Many economists predict data will show the economy contracted at a pace of 5.4 percent in the final three months of last year when the government releases the gross domestic product report Friday. If they are correct, that would mark the worst performance since a drop of 6.4 percent in the first quarter of 1982, when the country was suffering through a severe recession. The economy is still contracting now — at a pace of around 4 percent, according to some projections.

Full text of the Fed statement
The Federal Open Market Committee decided today to keep its target range for the federal funds rate at 0 to 1/4 percent. The Committee continues to anticipate that economic conditions are likely to warrant exceptionally low levels of the federal funds rate for some time.

Information received since the Committee met in December suggests that the economy has weakened further. Industrial production, housing starts, and employment have continued to decline steeply, as consumers and businesses have cut back spending. Furthermore, global demand appears to be slowing significantly. Conditions in some financial markets have improved, in part reflecting government efforts to provide liquidity and strengthen financial institutions; nevertheless, credit conditions for households and firms remain extremely tight. The Committee anticipates that a gradual recovery in economic activity will begin later this year, but the downside risks to that outlook are significant.

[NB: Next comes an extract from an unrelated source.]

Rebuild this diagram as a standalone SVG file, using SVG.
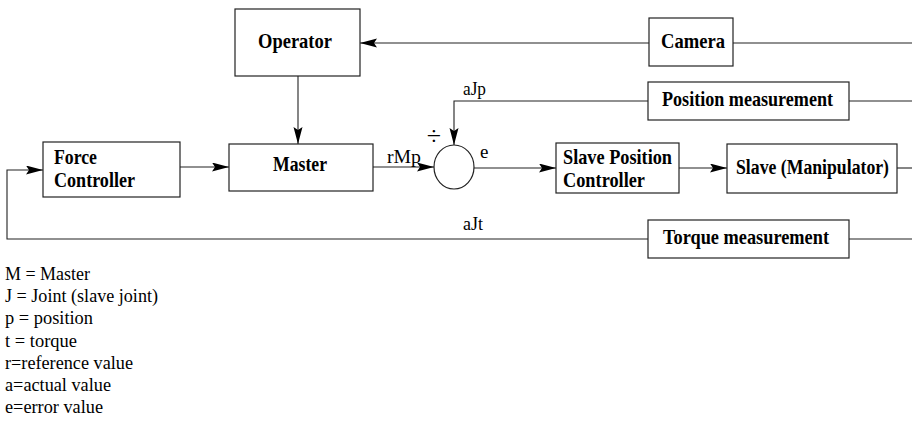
<svg xmlns="http://www.w3.org/2000/svg" width="912" height="421" viewBox="0 0 912 421">
<style>
.box{fill:#fff;stroke:#222;stroke-width:1.2}
.ln{fill:none;stroke:#222;stroke-width:1.1}
.arr{marker-end:url(#ah)}
.b{font-family:"Liberation Serif","Times New Roman",serif;font-weight:bold;font-size:21px;fill:#000}
.t{font-family:"Liberation Serif","Times New Roman",serif;font-size:19px;fill:#000}
</style>
<defs>
<marker id="ah" markerUnits="userSpaceOnUse" markerWidth="18" markerHeight="10" refX="17" refY="4.5" orient="auto">
<path d="M0,0 L17,4.5 L0,9 L3,4.5 z" fill="#000"/>
</marker>
</defs>
<g id="connectors">
<path class="ln arr" d="M649,43 H360"/>
<path class="ln" d="M733,43 H912"/>
<path class="ln arr" d="M298,76 V144"/>
<path class="ln arr" d="M180,167 H229"/>
<path class="ln arr" d="M373,167 H434"/>
<path class="ln arr" d="M648,101 H454 V145"/>
<path class="ln" d="M849,101 H912"/>
<path class="ln arr" d="M474,168 H556"/>
<path class="ln arr" d="M679,168 H727"/>
<path class="ln" d="M897,168 H912"/>
<path class="ln arr" d="M648,239 H7 V170 H43"/>
<path class="ln" d="M849,239 H912"/>
<text class="t" x="387" y="163" textLength="34" lengthAdjust="spacingAndGlyphs">rMp</text>
<text class="t" x="463" y="95" textLength="23" lengthAdjust="spacingAndGlyphs">aJp</text>
<text class="t" x="480" y="158">e</text>
<text class="t" x="463" y="230" textLength="20" lengthAdjust="spacingAndGlyphs">aJt</text>
</g>
<g id="operator">
<rect class="box" x="235" y="9" width="125" height="67"/>
<text class="b" x="258" y="48" textLength="74" lengthAdjust="spacingAndGlyphs">Operator</text>
</g>
<g id="camera">
<rect class="box" x="649" y="18" width="84" height="48"/>
<text class="b" x="661" y="48" textLength="64" lengthAdjust="spacingAndGlyphs">Camera</text>
</g>
<g id="force-controller">
<rect class="box" x="43" y="142" width="137" height="55"/>
<text class="b" x="54" y="164" textLength="43" lengthAdjust="spacingAndGlyphs">Force</text>
<text class="b" x="54" y="187" textLength="81" lengthAdjust="spacingAndGlyphs">Controller</text>
</g>
<g id="master">
<rect class="box" x="229" y="144" width="144" height="47"/>
<text class="b" x="273" y="171" textLength="54" lengthAdjust="spacingAndGlyphs">Master</text>
</g>
<g id="summing-junction">
<ellipse class="box" cx="454" cy="167" rx="20" ry="22"/>
<text class="t" x="434" y="145" text-anchor="middle" style="font-size:26px">÷</text>
</g>
<g id="position-measurement">
<rect class="box" x="648" y="82" width="201" height="38"/>
<text class="b" x="662" y="106" textLength="171" lengthAdjust="spacingAndGlyphs">Position measurement</text>
</g>
<g id="slave-position-controller">
<rect class="box" x="556" y="143" width="123" height="50"/>
<text class="b" x="563" y="164" textLength="109" lengthAdjust="spacingAndGlyphs">Slave Position</text>
<text class="b" x="563" y="187" textLength="82" lengthAdjust="spacingAndGlyphs">Controller</text>
</g>
<g id="slave">
<rect class="box" x="727" y="144" width="170" height="49"/>
<text class="b" x="736" y="174" style="font-size:20px" textLength="153" lengthAdjust="spacingAndGlyphs">Slave (Manipulator)</text>
</g>
<g id="torque-measurement">
<rect class="box" x="648" y="220" width="201" height="38"/>
<text class="b" x="663" y="244" textLength="166" lengthAdjust="spacingAndGlyphs">Torque measurement</text>
</g>
<g id="legend">
<text class="t" x="5" y="280" textLength="85" lengthAdjust="spacingAndGlyphs">M = Master</text>
<text class="t" x="5" y="302" textLength="153" lengthAdjust="spacingAndGlyphs">J = Joint (slave joint)</text>
<text class="t" x="5" y="324" textLength="88" lengthAdjust="spacingAndGlyphs">p = position</text>
<text class="t" x="5" y="347" textLength="72" lengthAdjust="spacingAndGlyphs">t = torque</text>
<text class="t" x="5" y="369" textLength="128" lengthAdjust="spacingAndGlyphs">r=reference value</text>
<text class="t" x="5" y="391" textLength="106" lengthAdjust="spacingAndGlyphs">a=actual value</text>
<text class="t" x="5" y="413" textLength="98" lengthAdjust="spacingAndGlyphs">e=error value</text>
</g>
</svg>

In light of the declines in the prices of energy and other commodities in recent months and the prospects for considerable economic slack, the Committee expects that inflation pressures will remain subdued in coming quarters. Moreover, the Committee sees some risk that inflation could persist for a time below rates that best foster economic growth and price stability in the longer term.

The Federal Reserve will employ all available tools to promote the resumption of sustainable economic growth and to preserve price stability. The focus of the Committee's policy is to support the functioning of financial markets and stimulate the economy through open market operations and other measures that are likely to keep the size of the Federal Reserve's balance sheet at a high level. The Federal Reserve continues to purchase large quantities of agency debt and mortgage-backed securities to provide support to the mortgage and housing markets, and it stands ready to expand the quantity of such purchases and the duration of the purchase program as conditions warrant.

The Committee also is prepared to purchase longer-term Treasury securities if evolving circumstances indicate that such transactions would be particularly effective in improving conditions in private credit markets. The Federal Reserve will be implementing the Term Asset-Backed Securities Loan Facility to facilitate the extension of credit to households and small businesses. The Committee will continue to monitor carefully the size and composition of the Federal Reserve's balance sheet in light of evolving financial market developments and to assess whether expansions of or modifications to lending facilities would serve to further support credit markets and economic activity and help to preserve price stability.

Voting for the FOMC monetary policy action were: Ben S. Bernanke, Chairman; William C. Dudley, Vice Chairman; Elizabeth A. Duke; Charles L. Evans; Donald L. Kohn; Dennis P. Lockhart; Kevin M. Warsh; and Janet L. Yellen. Voting against was Jeffrey M. Lacker, who preferred to expand the monetary base at this time by purchasing U.S. Treasury securities rather than through targeted credit programs.